The third issue on Powell’s plate is to also watch for any further guidance on capital plans ahead of tomorrow’s Fed Board open meeting on potential changes to the Supplementary Leverage Ratio and enhanced Supplementary Leverage Ratio for GSIBs.
See my weekly for a further preview of this week’s Fed developments.
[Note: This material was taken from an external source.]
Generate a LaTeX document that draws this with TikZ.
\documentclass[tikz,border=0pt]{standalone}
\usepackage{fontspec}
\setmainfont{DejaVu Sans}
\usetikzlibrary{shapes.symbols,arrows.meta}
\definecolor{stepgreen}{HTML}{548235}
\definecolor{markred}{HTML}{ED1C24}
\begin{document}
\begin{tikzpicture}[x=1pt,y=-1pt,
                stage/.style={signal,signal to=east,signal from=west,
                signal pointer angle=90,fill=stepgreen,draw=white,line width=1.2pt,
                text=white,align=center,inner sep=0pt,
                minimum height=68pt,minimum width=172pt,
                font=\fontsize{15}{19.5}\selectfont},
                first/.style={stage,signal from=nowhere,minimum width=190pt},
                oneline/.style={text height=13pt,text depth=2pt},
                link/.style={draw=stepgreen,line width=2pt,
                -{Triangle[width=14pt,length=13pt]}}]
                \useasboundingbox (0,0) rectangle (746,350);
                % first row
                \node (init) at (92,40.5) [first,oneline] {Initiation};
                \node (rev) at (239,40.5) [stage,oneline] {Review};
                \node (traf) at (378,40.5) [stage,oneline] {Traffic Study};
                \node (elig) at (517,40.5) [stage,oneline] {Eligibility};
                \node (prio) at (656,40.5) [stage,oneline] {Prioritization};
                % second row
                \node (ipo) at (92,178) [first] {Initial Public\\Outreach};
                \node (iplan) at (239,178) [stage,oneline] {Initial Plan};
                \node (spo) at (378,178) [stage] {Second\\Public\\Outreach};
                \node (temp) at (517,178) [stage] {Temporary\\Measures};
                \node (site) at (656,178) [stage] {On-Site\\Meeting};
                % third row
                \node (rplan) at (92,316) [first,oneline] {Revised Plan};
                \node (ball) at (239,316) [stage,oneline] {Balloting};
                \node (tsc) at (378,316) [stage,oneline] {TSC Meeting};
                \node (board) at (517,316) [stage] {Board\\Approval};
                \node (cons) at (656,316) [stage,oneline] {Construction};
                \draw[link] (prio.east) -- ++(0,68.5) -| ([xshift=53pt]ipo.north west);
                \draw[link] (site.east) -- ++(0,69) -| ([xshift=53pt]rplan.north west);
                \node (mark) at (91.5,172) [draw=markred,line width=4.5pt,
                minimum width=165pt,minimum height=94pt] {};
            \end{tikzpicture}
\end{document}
CANADIAN INFLATION—ONE OF TWO REPORTS THAT MAY MATTER
Canadian CPI for May is expected to rise by several tenths in m/m NSA fashion, but key will be the BoC’s preferred core measures (8:30amET). I wouldn’t be surprised to see volatility drive a softer reading after the 4 ½% m/m SAAR increases in trimmed mean and weighted median CPI the prior month, but this month brings added complications. It’s one of two CPI reports before the next BoC decision plus other data on jobs and GDP and the 30-day deadline for a possible Canada-US agreement on trade and security. Canada has been in a prolonged state of high core inflation readings dating back over the past year with no signs that the BoC has contained inflationary pressures to date, let alone addressed forward looking risks. See chart 1 and 2 for evidence. See my CPI preview in the Global Week Ahead for more detail on the estimates and implications.
OTHER STUFF
US consumer confidence in June (10amET) and repeat sale home prices in April (9amET) are also on tap along with the Richmond Fed’s manufacturing index (10amET). Confidence is the most likely factor to be impactful but could be quickly swept aside by Powell’s testimony.